En estos días en los que concurren, parece, el final de la pandemia, la astenia primaveral, las primeras romerías y, tras los lodos caídos, la salida en masa a la calle de todos, pero en especial de nuestros adolescentes, es buen momento para detenerse a observar el grado de desconcierto en los que andamos metidos ellas y ellos y el resto del personal.

Es raro que en cualquier conversación que se establezca entre personas adultas, cuando se toca el tema de la adolescencia, en un 90 %, si no me quedo corta, no se muestren airadas o angustiadas ante su comportamiento.

Sobre ellas y ellos se vierten frases lapidarias y sentenciosas: egoístas; desordenados; consumistas; viven en la irresponsabilidad absoluta: catervas de flojos, obsesos por su cuerpo, iletrados que no leen, enganchados a las maquinitas, móviles (comprados por padres y parientes sin pensar dónde se les mete) y siempre deambulando en la cuerda floja del peligro. Así son. Frente a esta idea perniciosa que nos devora como un cáncer social está la mirada benévola a nuestra adolescencia (¿la tuvimos?) y aquí, como diría el imprescindible Carlos Castilla del Pino, escribimos en pretérito imperfecto. Nuestra memoria es selectiva y solo recuerda lo que quiere y va fabulando sobre nuestro pasado, siempre rehaciéndolo.
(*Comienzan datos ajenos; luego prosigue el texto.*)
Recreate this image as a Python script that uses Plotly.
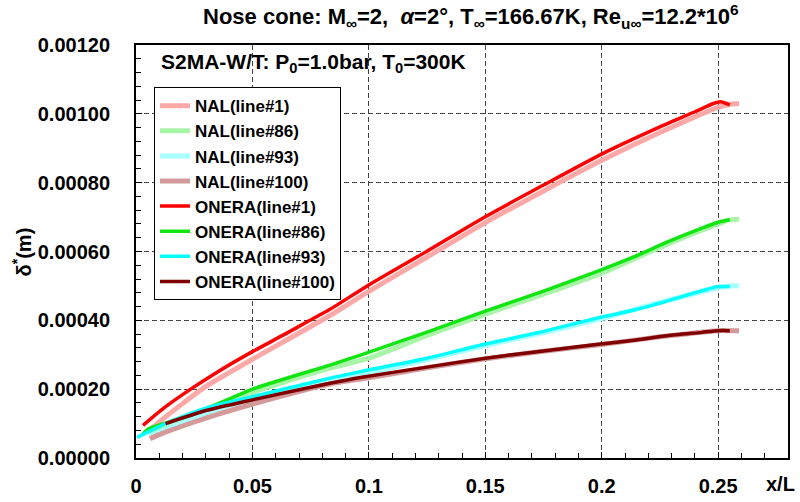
import plotly.graph_objects as go

# ONERA computations (solid lines)
onera_x_red = [0.003, 0.0115, 0.023, 0.0345, 0.05, 0.0632, 0.0747, 0.0833, 0.1, 0.125, 0.15, 0.175, 0.2, 0.225, 0.24, 0.248, 0.251, 0.255]
onera_red = [0.000095, 0.000143, 0.000198, 0.000248, 0.000309, 0.000357, 0.0004, 0.000432, 0.000503, 0.000601, 0.000701, 0.000793, 0.000883, 0.000962, 0.001006, 0.00103, 0.001035, 0.001026]

onera_x_green = [0.003, 0.0058, 0.0259, 0.05, 0.0833, 0.0964, 0.125, 0.15, 0.175, 0.1995, 0.214, 0.228, 0.243, 0.25, 0.255]
onera_green = [0.00007, 0.000086, 0.00013, 0.0002, 0.00027, 0.000299, 0.000366, 0.000427, 0.000485, 0.000546, 0.000585, 0.000627, 0.000668, 0.000685, 0.000692]

onera_x_cyan = [0.0005, 0.0127, 0.03, 0.05, 0.0833, 0.0964, 0.125, 0.15, 0.175, 0.1995, 0.214, 0.228, 0.243, 0.25, 0.255]
onera_cyan = [0.00006, 0.0001, 0.000145, 0.000178, 0.000232, 0.000251, 0.00029, 0.000331, 0.000368, 0.000409, 0.00043, 0.000456, 0.000486, 0.000498, 0.000498]

onera_x_brown = [0.0127, 0.03, 0.05, 0.0833, 0.0964, 0.125, 0.15, 0.175, 0.1995, 0.214, 0.228, 0.243, 0.25, 0.255]
onera_brown = [0.0001, 0.000138, 0.000169, 0.000217, 0.000234, 0.000264, 0.00029, 0.000311, 0.000331, 0.000342, 0.000355, 0.000365, 0.00037, 0.00037]

# NAL computations (hatched lines)
nal_x = [0.006, 0.01, 0.02, 0.03, 0.04, 0.05, 0.0833, 0.1, 0.125, 0.15, 0.175, 0.2, 0.225, 0.25, 0.255, 0.259]
nal_red = [0.000082, 0.000105, 0.000158, 0.000208, 0.000248, 0.000287, 0.000414, 0.000484, 0.000584, 0.000684, 0.000776, 0.000865, 0.000946, 0.001019, 0.001028, 0.00103]
nal_green = [0.00007, 0.000082, 0.000112, 0.000142, 0.000168, 0.000191, 0.000261, 0.00029, 0.000356, 0.000418, 0.000476, 0.000537, 0.000612, 0.00068, 0.000692, 0.000694]
nal_cyan = [0.000062, 0.000075, 0.000103, 0.00013, 0.000152, 0.000173, 0.000227, 0.000247, 0.000286, 0.000327, 0.000364, 0.000405, 0.000452, 0.000494, 0.0005, 0.0005]
nal_brown = [0.000056, 0.000068, 0.000093, 0.000116, 0.000137, 0.000157, 0.000215, 0.000233, 0.000262, 0.000288, 0.00031, 0.00033, 0.000352, 0.00037, 0.00037, 0.00037]

x_ticks = [0, 0.05, 0.1, 0.15, 0.2, 0.25]
x_tick_text = ["0", "0.05", "0.1", "0.15", "0.2", "0.25"]
y_ticks = [0, 0.0002, 0.0004, 0.0006, 0.0008, 0.001, 0.0012]

FONT = "Liberation Sans, Arial, sans-serif"

fig = go.Figure()

nal_series = [
    ("NAL(line#1)", nal_red, "#ffa8a8"),
    ("NAL(line#86)", nal_green, "#a8f5a8"),
    ("NAL(line#93)", nal_cyan, "#a8ffff"),
    ("NAL(line#100)", nal_brown, "#d49a9a"),
]
for name, ys, col in nal_series:
    fig.add_trace(go.Scatter(x=nal_x, y=ys, mode="lines", name=name,
                             line=dict(color=col, width=5, shape="spline", smoothing=0.6)))

onera_series = [
    ("ONERA(line#1)", onera_x_red, onera_red, "#ff0000"),
    ("ONERA(line#86)", onera_x_green, onera_green, "#11e611"),
    ("ONERA(line#93)", onera_x_cyan, onera_cyan, "#00ffff"),
    ("ONERA(line#100)", onera_x_brown, onera_brown, "#800000"),
]
for name, xs, ys, col in onera_series:
    fig.add_trace(go.Scatter(x=xs, y=ys, mode="lines", name=name,
                             line=dict(color=col, width=3.5, shape="spline", smoothing=0.6)))

axis_common = dict(
    showline=True, linecolor="black", linewidth=2, mirror=True,
    ticks="inside", tickcolor="black", ticklen=6, tickwidth=1,
    showgrid=True, gridcolor="#444444", gridwidth=1, griddash="5px,3px",
    zeroline=False, automargin=False,
    tickfont=dict(family=FONT, size=20, color="black", weight="bold"),
)

fig.update_xaxes(range=[0, 0.28], tickvals=x_ticks, ticktext=x_tick_text,
                 minor=dict(dtick=0.01, ticks="inside", ticklen=5, tickcolor="black", showgrid=False),
                 ticklabelstandoff=9, **axis_common)
fig.update_yaxes(range=[0, 0.0012], tickvals=y_ticks, tickformat=".5f",
                 minor=dict(dtick=0.00004, ticks="inside", ticklen=5, tickcolor="black", showgrid=False),
                 ticklabelstandoff=20, **axis_common)

fig.update_layout(
    width=800, height=502,
    margin=dict(l=136, r=12, t=45, b=44, autoexpand=False),
    paper_bgcolor="white", plot_bgcolor="white",
    font=dict(family=FONT, color="black"),
    showlegend=True,
    legend=dict(x=0.0276, y=0.898, xanchor="left", yanchor="top",
                bgcolor="white", bordercolor="black", borderwidth=1,
                font=dict(family=FONT, size=17, color="black", weight="bold"),
                tracegroupgap=0, itemwidth=30),
    annotations=[
        dict(text="Nose cone: M<sub>∞</sub>=2,  <i>α</i>=2°, T<sub>∞</sub>=166.67K, Re<sub>u∞</sub>=12.2*10<sup>6</sup>",
             xref="paper", yref="paper", x=0.514, y=1.068, xanchor="center", yanchor="middle",
             showarrow=False, font=dict(family=FONT, size=22, color="black", weight="bold")),
        dict(text="S2MA-W/T: P<sub>0</sub>=1.0bar, T<sub>0</sub>=300K",
             xref="paper", yref="paper", x=0.035, y=0.956, xanchor="left", yanchor="middle",
             showarrow=False, font=dict(family=FONT, size=21, color="black", weight="bold")),
        dict(text="δ<sup>*</sup>(m)", textangle=-90,
             xref="paper", yref="paper", x=-0.175, y=0.5, xanchor="center", yanchor="middle",
             showarrow=False, font=dict(family=FONT, size=20, color="black", weight="bold")),
        dict(text="x/L",
             xref="paper", yref="paper", x=0.989, y=-0.063, xanchor="center", yanchor="middle",
             showarrow=False, font=dict(family=FONT, size=20, color="black", weight="bold")),
    ],
)

fig.write_html("out.html")
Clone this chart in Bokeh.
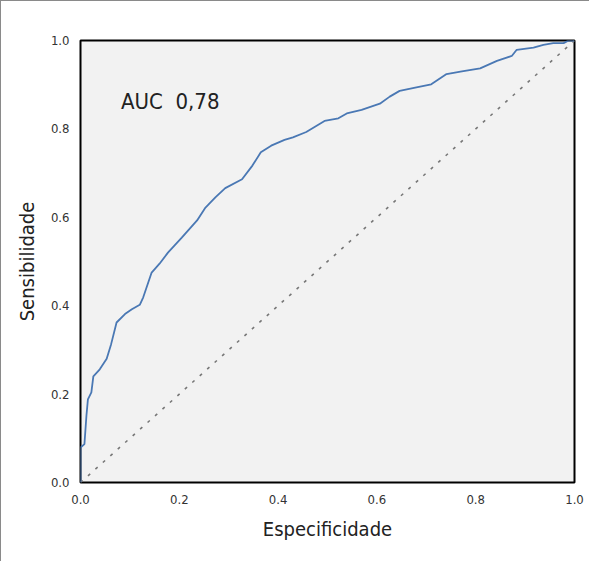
from bokeh.plotting import figure
from bokeh.models import Range1d, FixedTicker, NumeralTickFormatter, Label
from bokeh.embed import file_html
from bokeh.resources import INLINE

# ROC curve (x = Especificidade axis as drawn, y = Sensibilidade)
fpr = [0.0, 0.0, 0.008, 0.012, 0.015, 0.022, 0.026, 0.039, 0.053, 0.062, 0.073,
       0.09, 0.104, 0.12, 0.127, 0.144, 0.16, 0.177, 0.205, 0.236, 0.253, 0.273,
       0.293, 0.327, 0.348, 0.365, 0.386, 0.413, 0.43, 0.457, 0.494, 0.522, 0.539,
       0.569, 0.606, 0.626, 0.646, 0.68, 0.71, 0.741, 0.772, 0.809, 0.843, 0.873,
       0.883, 0.917, 0.937, 0.957, 0.978, 0.988, 1.0]
tpr = [0.0, 0.079, 0.087, 0.151, 0.188, 0.204, 0.24, 0.256, 0.28, 0.313, 0.362,
       0.381, 0.392, 0.402, 0.419, 0.475, 0.495, 0.52, 0.554, 0.593, 0.622, 0.645,
       0.666, 0.686, 0.717, 0.747, 0.762, 0.775, 0.781, 0.793, 0.818, 0.824, 0.835,
       0.843, 0.857, 0.873, 0.886, 0.894, 0.901, 0.924, 0.930, 0.937, 0.954, 0.965,
       0.979, 0.984, 0.990, 0.994, 0.994, 1.0, 1.0]
diag_x = [0.0, 1.0]
diag_y = [0.0, 1.0]
ticks = [0.0, 0.2, 0.4, 0.6, 0.8, 1.0]
auc_text = "AUC\u00a0\u00a00,78"
auc_pos = (0.082, 0.862)
x_title = "Especificidade"
y_title = "Sensibilidade"

FONT = "'Liberation Sans Narrow', 'DejaVu Sans Condensed', sans-serif"

p = figure(width=589, height=561, output_backend="svg", toolbar_location=None,
           x_range=Range1d(0, 1), y_range=Range1d(0, 1),
           min_border_left=79, min_border_right=16, min_border_top=39,
           min_border_bottom=80)
p.styles = {"border-left": "1px solid #8a8a8a", "border-top": "1px solid #8a8a8a"}
p.background_fill_color = "#f2f2f2"
p.border_fill_color = "white"
p.outline_line_color = "black"
p.outline_line_width = 2
p.xgrid.visible = False
p.ygrid.visible = False

for ax in (p.xaxis[0], p.yaxis[0]):
    ax.ticker = FixedTicker(ticks=ticks)
    ax.formatter = NumeralTickFormatter(format="0.0")
    ax.axis_line_color = None
    ax.major_tick_line_color = None
    ax.minor_tick_line_color = None
    ax.major_label_text_font = FONT
    ax.major_label_text_font_size = "13px"
    ax.major_label_text_color = "#333333"
    ax.axis_label_text_font = FONT
    ax.axis_label_text_font_size = "20px"
    ax.axis_label_text_font_style = "normal"
    ax.axis_label_text_color = "#222222"

p.xaxis.axis_label = x_title
p.yaxis.axis_label = y_title
p.xaxis.major_label_standoff = 6
p.yaxis.major_label_standoff = 5
p.xaxis.axis_label_standoff = 10
p.yaxis.axis_label_standoff = 9

p.line(diag_x, diag_y, line_color="#777777", line_width=1.6, line_dash="3 7")
p.line(fpr, tpr, line_color="#4a78b4", line_width=1.8)

p.add_layout(Label(x=auc_pos[0], y=auc_pos[1], text=auc_text,
                   text_font=FONT, text_font_size="22px", text_color="#222222",
                   text_baseline="alphabetic"))

open("out.html", "w").write(file_html(p, INLINE))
La primera pregunta que nos deberíamos hacer es ¿de dónde salen esta chiquillería pre adulta?, ¿quiénes los han educado? Y los juicios emitidos van cayendo sobre nosotros como bumeranes sociológicos.

Desde que aún están en los úteros ya se les agasaja como en una laica epifanía. No les faltará de nada; ya nacidos, antes de que pidan, se les dará. Como si fuésemos entomólogos del escarabajo de Kafka, los observamos con horror por si tienen miedo, están cansados, o ya en el colmo, si se están aburriendo.

Les hablamos de solidaridad, pero no se la hemos enseñado. Nos horrorizan sus comportamientos gregarios y noctámbulos, pero buena parte de los adultos siguen esos mismos esquemas: lo han podido comprobar esta pasada Semana Santa. La obligación de salir.

La palabra diversión viene de "divertere", alejarse de lo rutinario para después volver a la brega. Y no se aleja quién solo está en la juerga. Y esos comportamientos, ese "síndrome del emperador", ese hacerlos sentir el ombligo del mundo, esa ausencia de límites los hemos fijado nosotros. Son nuestro reflejo.